Fig. 13: In this example, we optimized a hand for the task of rolling capsules of
various sizes around their principle axes. Since we are requiring a single hand design
to accomplish these motions, this is only possible if the pipeline plans for or learns
the rolling behavior. Our pipeline is able to plan reasonable contact trajectories, but
the ”whole hand” optimization is unable to adjust the contact positions to generate
the necessary rolling motion since the mechanism is ill-suited for this type of motion.
This is due to the fact that our mechanism was constructed with the premise that a
single contact point on the fingertip should be responsible for tracking each contact
trajectory. We refer the reader to our accompanying video for the complete motions.

Fig. 14: (a) displays the floating contacts for the acceptable sphere rotation, capsule
rotation and translation motion example, while (b) displays a different version of
this motion obtained via a different set of initial contact points. The contacts in (a)

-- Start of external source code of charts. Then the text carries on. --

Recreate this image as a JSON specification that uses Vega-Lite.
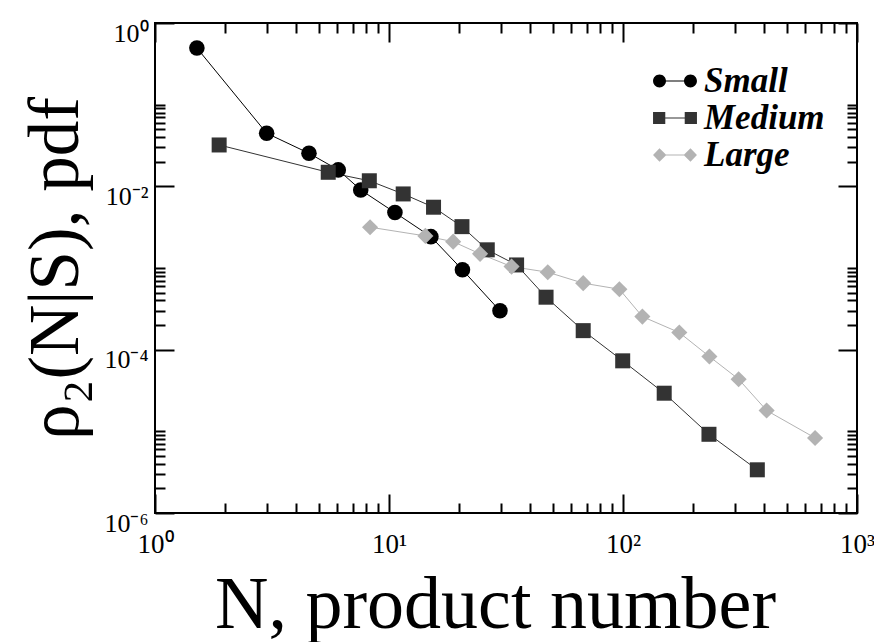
{
  "$schema": "https://vega.github.io/schema/vega-lite/v6.json",
  "width": 702,
  "height": 490,
  "autosize": "none",
  "padding": {"left": 155, "top": 23, "right": 17, "bottom": 129},
  "background": "white",
  "config": {"view": {"stroke": "black", "strokeWidth": 2}},
  "data": {"values": [
    {"series": "Small", "N": 1.51, "p": 0.494},
    {"series": "Small", "N": 3.0, "p": 0.0447},
    {"series": "Small", "N": 4.55, "p": 0.0254},
    {"series": "Small", "N": 6.07, "p": 0.0159},
    {"series": "Small", "N": 7.57, "p": 0.00904},
    {"series": "Small", "N": 10.6, "p": 0.00477},
    {"series": "Small", "N": 15.1, "p": 0.00242},
    {"series": "Small", "N": 20.6, "p": 0.00095},
    {"series": "Small", "N": 29.8, "p": 0.000299},
    {"series": "Medium", "N": 1.88, "p": 0.0321},
    {"series": "Medium", "N": 5.5, "p": 0.01486},
    {"series": "Medium", "N": 8.24, "p": 0.0117},
    {"series": "Medium", "N": 11.5, "p": 0.00807},
    {"series": "Medium", "N": 15.5, "p": 0.00555},
    {"series": "Medium", "N": 20.5, "p": 0.00321},
    {"series": "Medium", "N": 26.3, "p": 0.00167},
    {"series": "Medium", "N": 35.1, "p": 0.00109},
    {"series": "Medium", "N": 46.9, "p": 0.000439},
    {"series": "Medium", "N": 67.6, "p": 0.000171},
    {"series": "Medium", "N": 99.7, "p": 0.000073},
    {"series": "Medium", "N": 150, "p": 0.0000293},
    {"series": "Medium", "N": 233, "p": 0.0000092},
    {"series": "Medium", "N": 375, "p": 0.00000338},
    {"series": "Large", "N": 8.3, "p": 0.00316},
    {"series": "Large", "N": 14.3, "p": 0.00247},
    {"series": "Large", "N": 18.8, "p": 0.0021},
    {"series": "Large", "N": 24.5, "p": 0.00149},
    {"series": "Large", "N": 33.4, "p": 0.00104},
    {"series": "Large", "N": 47.7, "p": 0.000888},
    {"series": "Large", "N": 67.6, "p": 0.000652},
    {"series": "Large", "N": 96.5, "p": 0.00055},
    {"series": "Large", "N": 121, "p": 0.000254},
    {"series": "Large", "N": 174, "p": 0.000162},
    {"series": "Large", "N": 234, "p": 0.0000824},
    {"series": "Large", "N": 312, "p": 0.0000435},
    {"series": "Large", "N": 411, "p": 0.000018},
    {"series": "Large", "N": 662, "p": 0.0000083}
  ]},
  "resolve": {"axis": {"x": "independent", "y": "independent"}},
  "layer": [
    {
      "mark": {"type": "line", "strokeWidth": 1, "clip": true},
      "encoding": {
        "x": {"field": "N", "type": "quantitative",
          "scale": {"type": "log", "domain": [1, 1000], "nice": false},
          "axis": {"orient": "bottom", "values": [1, 10, 100, 1000], "grid": false, "domain": false,
            "tickSize": -19, "tickWidth": 2, "tickColor": "black",
            "labelPadding": 58, "labelBaseline": "alphabetic", "labelFlush": false, "labelOverlap": false, "labelBound": false,
            "labelFont": "Liberation Serif", "labelFontSize": 27, "labelColor": "black",
            "labelExpr": "'10' + (round(log(datum.value)/LN10) == 0 ? '⁰' : round(log(datum.value)/LN10) == 1 ? '¹' : round(log(datum.value)/LN10) == 2 ? '²' : '³')",
            "title": "N, product number", "titleFont": "Liberation Serif", "titleFontSize": 74, "titleFontWeight": "normal", "titleColor": "black",
            "titleX": 340, "titleY": 114, "titleBaseline": "alphabetic", "titleAlign": "center"}},
        "y": {"field": "p", "type": "quantitative",
          "scale": {"type": "log", "domain": [0.000001, 1], "nice": false},
          "axis": {"orient": "left", "values": [1, 0.01, 0.0001, 0.000001], "grid": false, "domain": false,
            "tickSize": -19, "tickWidth": 2, "tickColor": "black",
            "labelPadding": 26, "labelOffset": 10, "labelOverlap": false, "labelBound": false, "labelFlush": false,
            "labelFont": "Liberation Serif", "labelFontSize": 26, "labelColor": "black",
            "labelExpr": "'10' + (round(log(datum.value)/LN10) == 0 ? '⁰' : round(log(datum.value)/LN10) == -2 ? '⁻²' : round(log(datum.value)/LN10) == -4 ? '⁻⁴' : '⁻⁶')",
            "title": "ρ₂(N|S), pdf", "titleFont": "Liberation Serif", "titleFontSize": 71, "titleFontWeight": "normal", "titleColor": "black",
            "titleX": -78, "titleY": 245, "titleAngle": 270, "titleBaseline": "alphabetic", "titleAlign": "center"}},
        "stroke": {"field": "series", "type": "nominal",
          "scale": {"domain": ["Large", "Medium", "Small"], "range": ["#b3b3b3", "#333333", "#000000"]},
          "legend": null},
        "detail": {"field": "series"}
      }
    },
    {
      "mark": {"type": "point", "filled": true, "opacity": 1},
      "encoding": {
        "x": {"field": "N", "type": "quantitative",
          "scale": {"type": "log", "domain": [1, 1000], "nice": false},
          "axis": {"orient": "bottom", "values": [2,3,4,5,6,7,8,9,20,30,40,50,60,70,80,90,200,300,400,500,600,700,800,900],
            "grid": false, "domain": false, "labels": false, "title": null,
            "tickSize": -10, "tickWidth": 2, "tickColor": "black"}},
        "y": {"field": "p", "type": "quantitative",
          "scale": {"type": "log", "domain": [0.000001, 1], "nice": false},
          "axis": {"orient": "left", "values": [0.02,0.03,0.04,0.05,0.06,0.07,0.08,0.09,0.1,0.0002,0.0003,0.0004,0.0005,0.0006,0.0007,0.0008,0.0009,0.001,0.000002,0.000003,0.000004,0.000005,0.000006,0.000007,0.000008,0.000009,0.00001],
            "grid": false, "domain": false, "labels": false, "title": null,
            "tickSize": -10, "tickWidth": 2, "tickColor": "black"}},
        "color": {"field": "series", "type": "nominal",
          "scale": {"domain": ["Small", "Medium", "Large"], "range": ["#000000", "#333333", "#b3b3b3"]},
          "legend": {"orient": "none", "legendX": 502, "legendY": 40, "padding": 0, "title": null,
            "labelFont": "Liberation Serif", "labelFontStyle": "italic", "labelFontWeight": "bold", "labelFontSize": 35, "labelColor": "black",
            "symbolSize": 1296, "labelOffset": 11, "rowPadding": 1, "symbolStrokeWidth": 0,
            "encoding": {"symbols": {"shape": {
              "condition": [
                {"test": "datum.value === 'Small'", "value": "M-1.22,0A0.36,0.36,0,1,1,-0.5,0A0.36,0.36,0,1,1,-1.22,0Z M0.5,0A0.36,0.36,0,1,1,1.22,0A0.36,0.36,0,1,1,0.5,0Z M-0.6,-0.03L0.6,-0.03L0.6,0.03L-0.6,0.03Z"},
                {"test": "datum.value === 'Medium'", "value": "M-1.22,-0.34L-0.54,-0.34L-0.54,0.34L-1.22,0.34Z M0.54,-0.34L1.22,-0.34L1.22,0.34L0.54,0.34Z M-0.6,-0.03L0.6,-0.03L0.6,0.03L-0.6,0.03Z"}
              ],
              "value": "M-1.22,0L-0.86,-0.38L-0.48,0L-0.86,0.38Z M0.48,0L0.86,-0.38L1.22,0L0.86,0.38Z M-0.6,-0.03L0.6,-0.03L0.6,0.03L-0.6,0.03Z"}}}}},
        "shape": {"field": "series", "type": "nominal",
          "scale": {"domain": ["Medium", "Small", "Large"], "range": ["square", "circle", "diamond"]},
          "legend": null},
        "size": {"field": "series", "type": "nominal",
          "scale": {"domain": ["Large", "Small", "Medium"], "range": [260, 225, 178]},
          "legend": null}
      }
    },
    {
      "mark": {"type": "point", "opacity": 0},
      "encoding": {
        "x": {"field": "N", "type": "quantitative",
          "scale": {"type": "log", "domain": [1, 1000], "nice": false},
          "axis": {"orient": "top", "values": [1, 10, 100, 1000], "grid": false, "domain": false, "labels": false, "title": null,
            "tickSize": -19, "tickWidth": 2, "tickColor": "black"}},
        "y": {"field": "p", "type": "quantitative",
          "scale": {"type": "log", "domain": [0.000001, 1], "nice": false},
          "axis": {"orient": "right", "values": [1, 0.01, 0.0001, 0.000001], "grid": false, "domain": false, "labels": false, "title": null,
            "tickSize": -19, "tickWidth": 2, "tickColor": "black"}}
      }
    },
    {
      "mark": {"type": "point", "opacity": 0},
      "encoding": {
        "x": {"field": "N", "type": "quantitative",
          "scale": {"type": "log", "domain": [1, 1000], "nice": false},
          "axis": {"orient": "top", "values": [2,3,4,5,6,7,8,9,20,30,40,50,60,70,80,90,200,300,400,500,600,700,800,900],
            "grid": false, "domain": false, "labels": false, "title": null,
            "tickSize": -10, "tickWidth": 2, "tickColor": "black"}},
        "y": {"field": "p", "type": "quantitative",
          "scale": {"type": "log", "domain": [0.000001, 1], "nice": false},
          "axis": {"orient": "right", "values": [0.02,0.03,0.04,0.05,0.06,0.07,0.08,0.09,0.1,0.0002,0.0003,0.0004,0.0005,0.0006,0.0007,0.0008,0.0009,0.001,0.000002,0.000003,0.000004,0.000005,0.000006,0.000007,0.000008,0.000009,0.00001],
            "grid": false, "domain": false, "labels": false, "title": null,
            "tickSize": -10, "tickWidth": 2, "tickColor": "black"}}
      }
    }
  ]
}
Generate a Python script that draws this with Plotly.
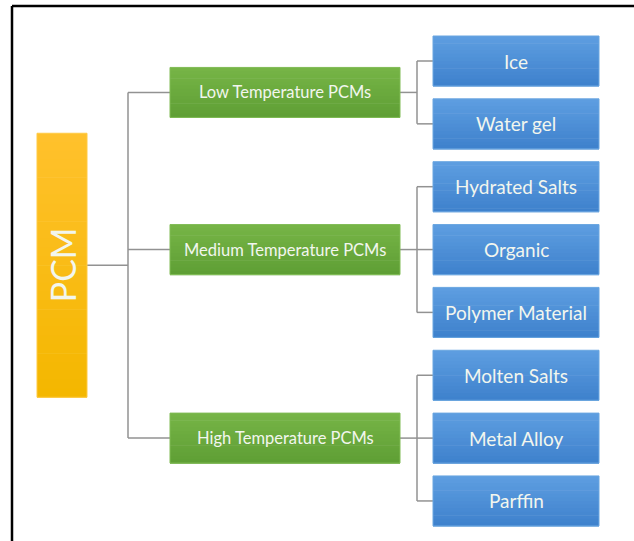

do not cause the attached fingers to self-collide, while it is impossible to construct
fingers to follow the trajectories in (b) without self collision. (c) displays the non-
colliding example, while (d) displays the colliding example after the ”whole hand”
optimization stage. The ”whole hand” planner was unable to find an alternate
solution in (d) with the mechanism given to it that did not involve finger collision,
and as a result the solution it found involves the fingers passing through one another.